- **Supplied material**
-- start --

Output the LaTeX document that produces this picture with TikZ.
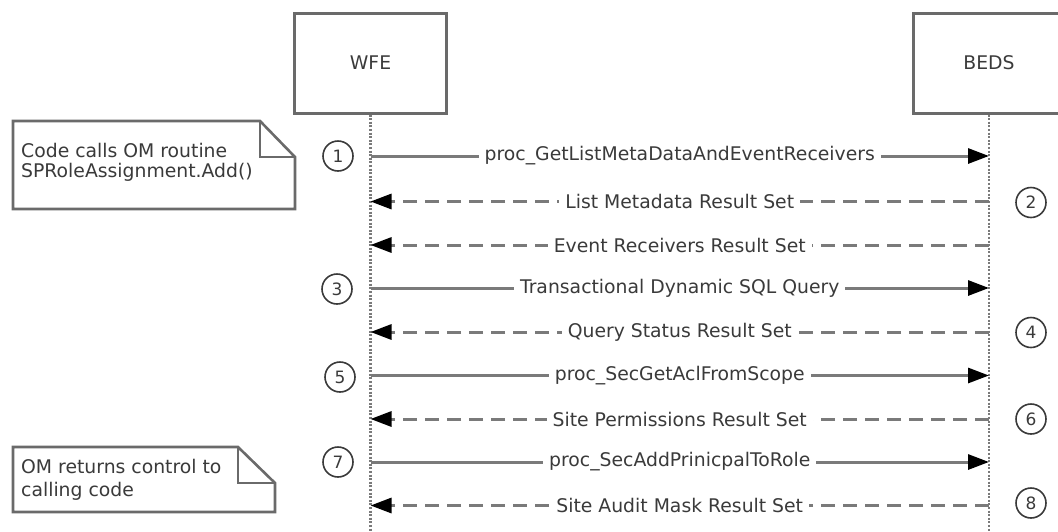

-- end --
-- start --

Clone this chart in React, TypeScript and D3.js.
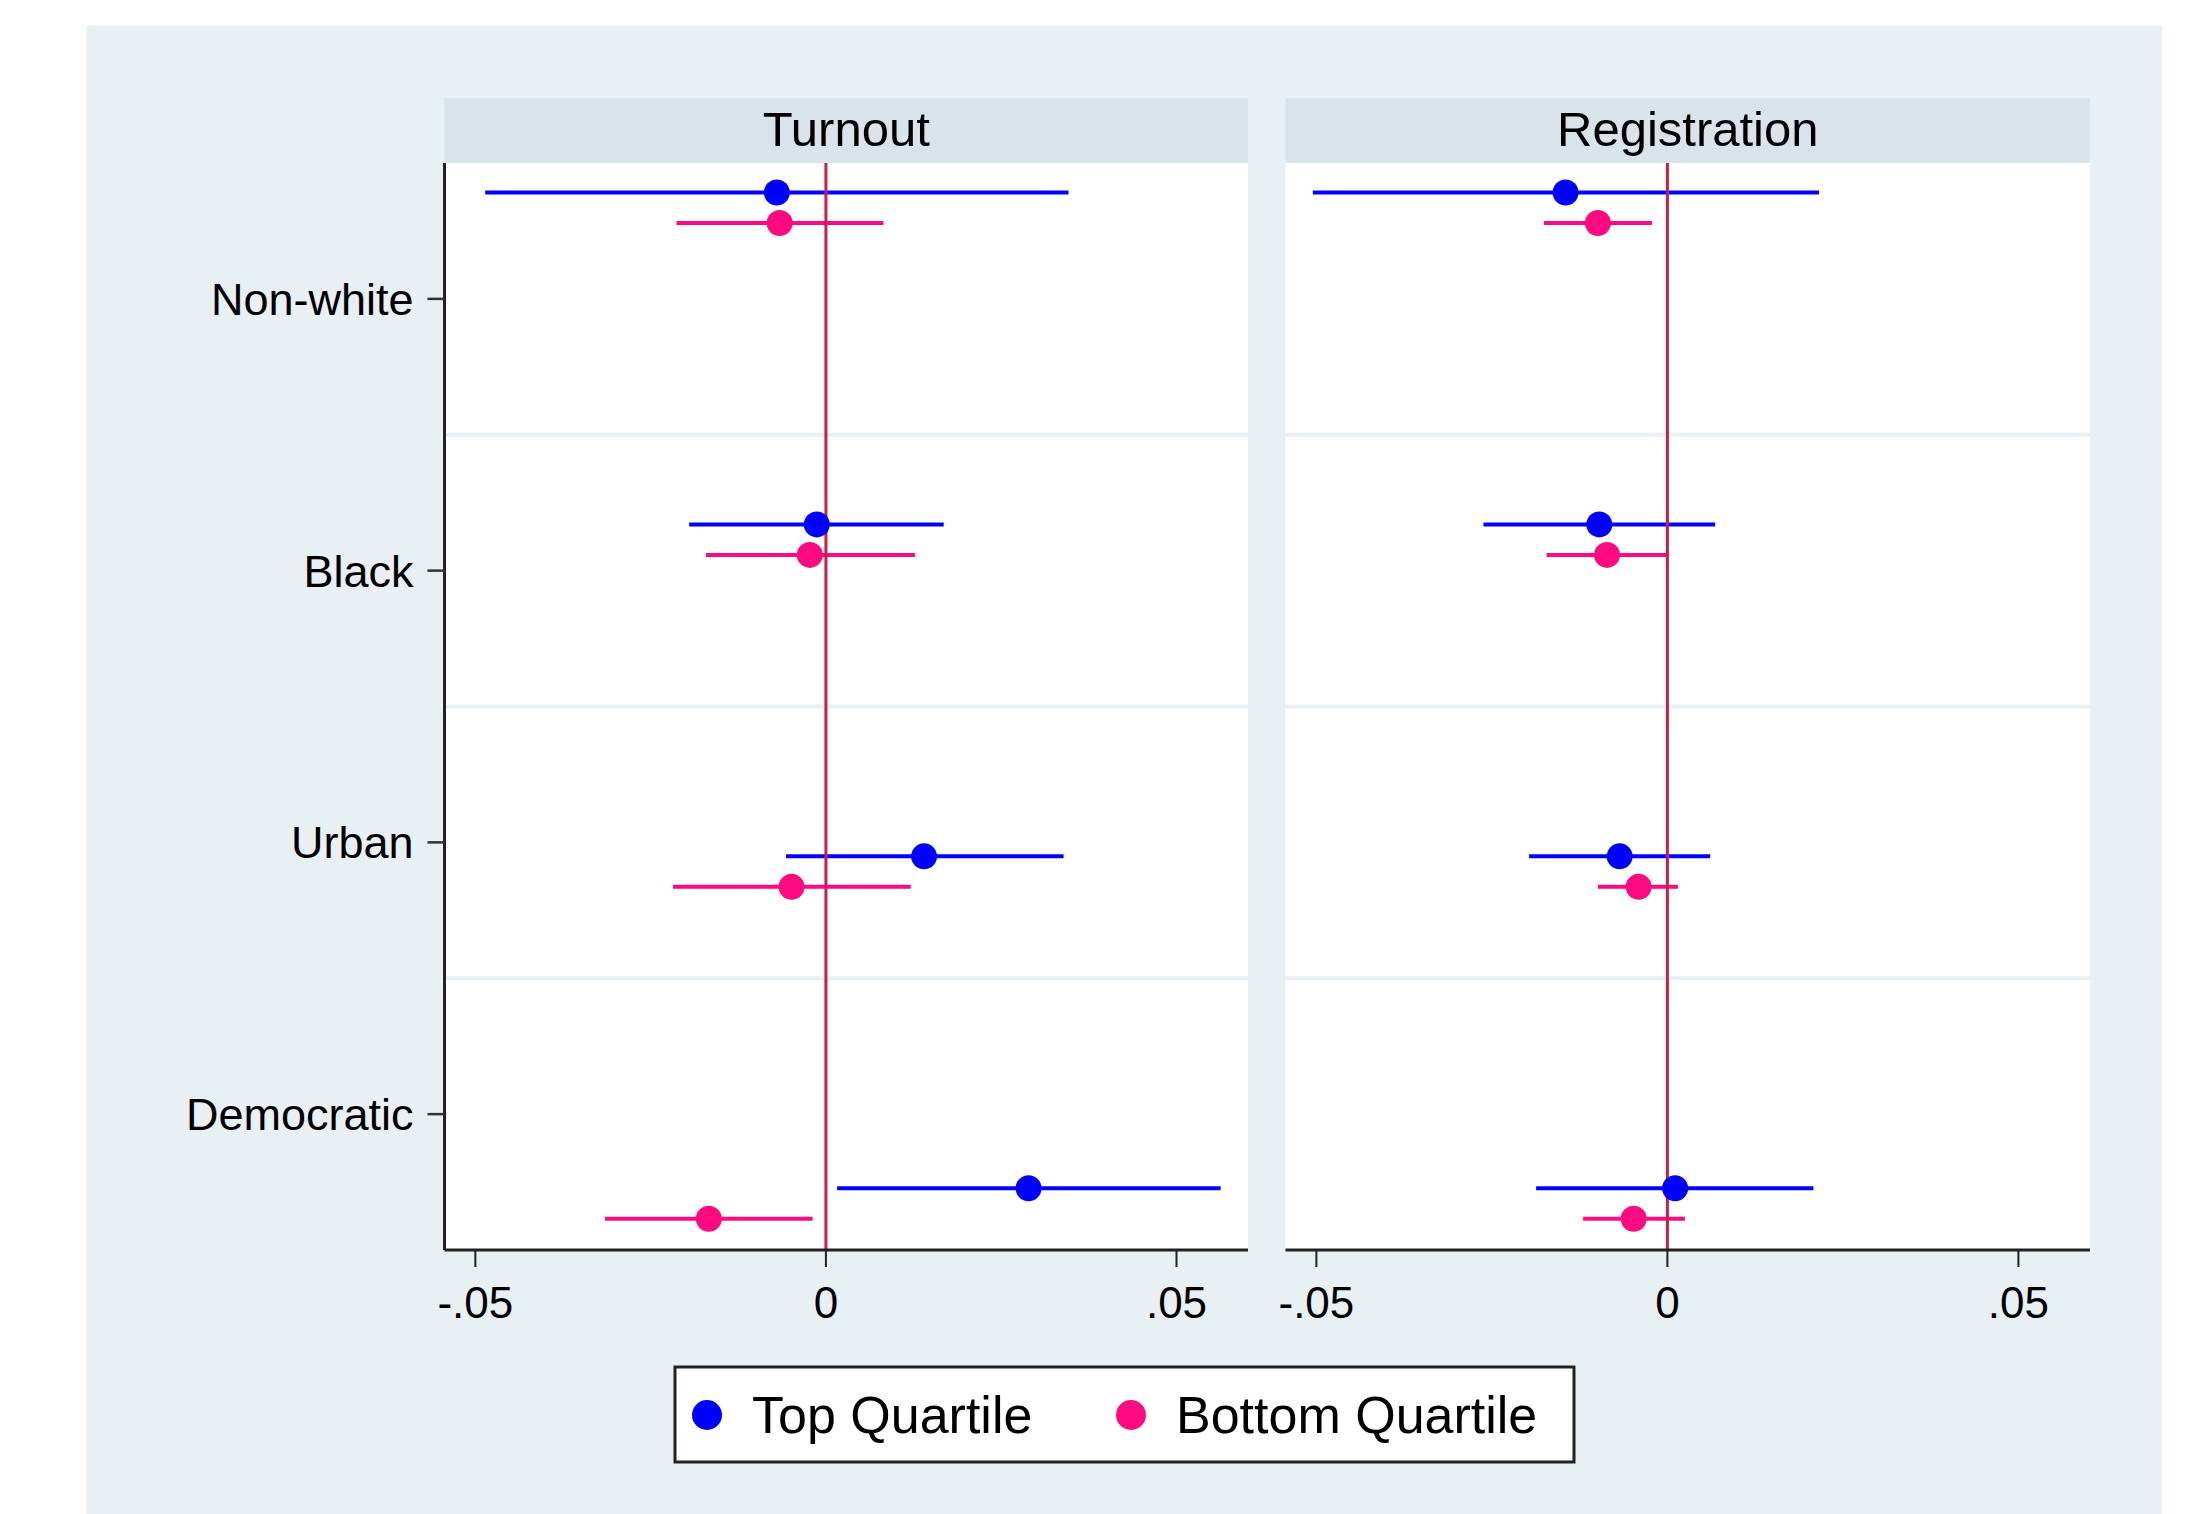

-- end --
-- start --

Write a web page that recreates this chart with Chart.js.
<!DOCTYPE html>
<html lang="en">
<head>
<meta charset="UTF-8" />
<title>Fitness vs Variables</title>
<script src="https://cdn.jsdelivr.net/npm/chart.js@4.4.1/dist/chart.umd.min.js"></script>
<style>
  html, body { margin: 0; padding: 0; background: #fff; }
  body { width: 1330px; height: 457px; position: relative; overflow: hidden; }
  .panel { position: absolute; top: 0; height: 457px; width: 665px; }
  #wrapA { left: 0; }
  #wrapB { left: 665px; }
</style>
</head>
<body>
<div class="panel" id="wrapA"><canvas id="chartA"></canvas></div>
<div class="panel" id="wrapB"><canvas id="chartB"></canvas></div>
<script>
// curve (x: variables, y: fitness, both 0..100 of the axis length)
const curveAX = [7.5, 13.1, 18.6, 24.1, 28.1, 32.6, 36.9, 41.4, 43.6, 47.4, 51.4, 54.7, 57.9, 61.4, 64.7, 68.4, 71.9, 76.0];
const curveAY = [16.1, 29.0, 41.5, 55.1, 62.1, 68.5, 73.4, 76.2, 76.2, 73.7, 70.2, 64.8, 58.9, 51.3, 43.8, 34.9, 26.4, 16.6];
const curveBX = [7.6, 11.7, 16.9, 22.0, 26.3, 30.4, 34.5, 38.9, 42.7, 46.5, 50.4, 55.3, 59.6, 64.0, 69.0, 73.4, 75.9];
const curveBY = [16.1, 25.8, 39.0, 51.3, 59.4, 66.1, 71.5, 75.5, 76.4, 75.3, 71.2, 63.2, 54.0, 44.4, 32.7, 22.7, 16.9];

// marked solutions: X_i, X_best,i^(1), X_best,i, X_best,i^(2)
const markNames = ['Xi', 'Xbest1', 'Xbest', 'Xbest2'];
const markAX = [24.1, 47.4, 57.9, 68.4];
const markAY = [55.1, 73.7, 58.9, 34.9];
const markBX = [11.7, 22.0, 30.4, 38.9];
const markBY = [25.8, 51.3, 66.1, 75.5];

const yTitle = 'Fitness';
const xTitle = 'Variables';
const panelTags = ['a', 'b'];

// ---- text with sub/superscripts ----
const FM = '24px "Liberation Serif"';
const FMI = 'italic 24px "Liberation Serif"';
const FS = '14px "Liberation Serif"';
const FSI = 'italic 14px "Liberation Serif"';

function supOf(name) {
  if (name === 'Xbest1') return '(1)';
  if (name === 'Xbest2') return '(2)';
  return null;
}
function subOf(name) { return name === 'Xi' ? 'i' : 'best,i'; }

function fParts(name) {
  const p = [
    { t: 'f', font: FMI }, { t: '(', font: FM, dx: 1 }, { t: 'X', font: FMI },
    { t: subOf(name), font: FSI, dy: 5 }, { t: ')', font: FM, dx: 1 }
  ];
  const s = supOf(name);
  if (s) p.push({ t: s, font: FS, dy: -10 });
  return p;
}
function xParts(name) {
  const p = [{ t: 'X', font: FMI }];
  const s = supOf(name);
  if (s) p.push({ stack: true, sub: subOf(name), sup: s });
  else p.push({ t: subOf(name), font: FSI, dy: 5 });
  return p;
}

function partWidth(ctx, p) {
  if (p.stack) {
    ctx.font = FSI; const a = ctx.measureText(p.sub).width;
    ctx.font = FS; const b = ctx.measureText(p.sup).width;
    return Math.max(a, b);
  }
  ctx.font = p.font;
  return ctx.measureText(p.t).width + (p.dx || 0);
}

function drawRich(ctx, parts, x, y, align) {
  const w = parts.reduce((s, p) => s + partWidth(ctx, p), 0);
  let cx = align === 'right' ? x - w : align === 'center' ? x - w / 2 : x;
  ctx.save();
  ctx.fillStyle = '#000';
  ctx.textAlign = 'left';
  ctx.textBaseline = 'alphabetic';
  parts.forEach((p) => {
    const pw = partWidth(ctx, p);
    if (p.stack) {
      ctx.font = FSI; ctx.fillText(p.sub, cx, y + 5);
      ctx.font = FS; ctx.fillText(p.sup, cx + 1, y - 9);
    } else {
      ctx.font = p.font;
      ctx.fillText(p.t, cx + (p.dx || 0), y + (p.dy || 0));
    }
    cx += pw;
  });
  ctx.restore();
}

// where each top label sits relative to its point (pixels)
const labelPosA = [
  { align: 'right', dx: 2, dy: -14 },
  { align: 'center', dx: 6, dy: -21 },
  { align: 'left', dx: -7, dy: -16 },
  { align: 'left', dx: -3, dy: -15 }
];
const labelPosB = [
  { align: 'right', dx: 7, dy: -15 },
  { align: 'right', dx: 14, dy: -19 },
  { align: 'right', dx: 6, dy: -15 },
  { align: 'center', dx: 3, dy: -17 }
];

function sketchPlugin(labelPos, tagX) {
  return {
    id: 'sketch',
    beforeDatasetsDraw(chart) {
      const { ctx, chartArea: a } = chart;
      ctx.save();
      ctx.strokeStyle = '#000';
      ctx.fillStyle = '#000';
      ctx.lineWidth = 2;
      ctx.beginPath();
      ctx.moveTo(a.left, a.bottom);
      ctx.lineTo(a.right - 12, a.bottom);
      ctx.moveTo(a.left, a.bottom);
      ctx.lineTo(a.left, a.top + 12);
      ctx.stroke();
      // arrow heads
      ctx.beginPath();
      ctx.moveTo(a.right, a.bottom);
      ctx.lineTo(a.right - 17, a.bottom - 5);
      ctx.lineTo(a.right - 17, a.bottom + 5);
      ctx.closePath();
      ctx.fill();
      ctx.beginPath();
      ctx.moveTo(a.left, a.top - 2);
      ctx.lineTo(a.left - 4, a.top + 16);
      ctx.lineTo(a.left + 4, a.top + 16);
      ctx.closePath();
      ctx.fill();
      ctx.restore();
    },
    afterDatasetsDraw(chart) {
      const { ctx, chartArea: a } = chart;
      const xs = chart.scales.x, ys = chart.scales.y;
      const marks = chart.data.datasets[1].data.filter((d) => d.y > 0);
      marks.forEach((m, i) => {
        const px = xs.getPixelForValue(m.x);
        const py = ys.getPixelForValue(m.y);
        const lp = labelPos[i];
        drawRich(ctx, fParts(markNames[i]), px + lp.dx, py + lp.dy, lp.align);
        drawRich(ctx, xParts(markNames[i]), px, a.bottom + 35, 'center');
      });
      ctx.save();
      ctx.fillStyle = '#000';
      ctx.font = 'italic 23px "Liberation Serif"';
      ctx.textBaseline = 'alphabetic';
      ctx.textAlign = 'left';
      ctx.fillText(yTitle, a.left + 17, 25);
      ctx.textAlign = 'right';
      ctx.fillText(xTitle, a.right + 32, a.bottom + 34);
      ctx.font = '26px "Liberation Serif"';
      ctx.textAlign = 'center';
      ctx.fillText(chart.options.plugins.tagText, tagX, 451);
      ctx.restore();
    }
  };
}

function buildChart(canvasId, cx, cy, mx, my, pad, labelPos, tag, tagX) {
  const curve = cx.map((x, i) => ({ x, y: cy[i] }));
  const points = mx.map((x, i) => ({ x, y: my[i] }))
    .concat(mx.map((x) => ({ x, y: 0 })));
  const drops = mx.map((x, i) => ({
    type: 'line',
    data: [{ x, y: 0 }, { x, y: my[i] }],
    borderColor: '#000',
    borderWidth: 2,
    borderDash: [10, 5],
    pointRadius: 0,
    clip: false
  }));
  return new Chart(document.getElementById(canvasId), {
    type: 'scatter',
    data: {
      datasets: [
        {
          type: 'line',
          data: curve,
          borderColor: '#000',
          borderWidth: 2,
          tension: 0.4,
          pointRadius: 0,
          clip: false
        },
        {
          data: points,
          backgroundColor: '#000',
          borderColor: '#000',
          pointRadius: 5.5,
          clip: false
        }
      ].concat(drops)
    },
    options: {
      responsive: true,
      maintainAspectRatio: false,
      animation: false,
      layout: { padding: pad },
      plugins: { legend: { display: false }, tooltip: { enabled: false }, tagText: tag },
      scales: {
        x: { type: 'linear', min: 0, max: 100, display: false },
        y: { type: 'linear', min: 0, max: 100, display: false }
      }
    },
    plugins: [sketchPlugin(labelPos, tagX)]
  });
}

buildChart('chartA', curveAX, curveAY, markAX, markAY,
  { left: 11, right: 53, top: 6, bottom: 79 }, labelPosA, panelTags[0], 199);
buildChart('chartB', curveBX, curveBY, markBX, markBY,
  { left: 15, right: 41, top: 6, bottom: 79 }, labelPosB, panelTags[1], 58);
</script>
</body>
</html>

-- end --

- **Requirements**
Reply with one number only, the count of lines above that hold the string "document".

- **Exercise output**
2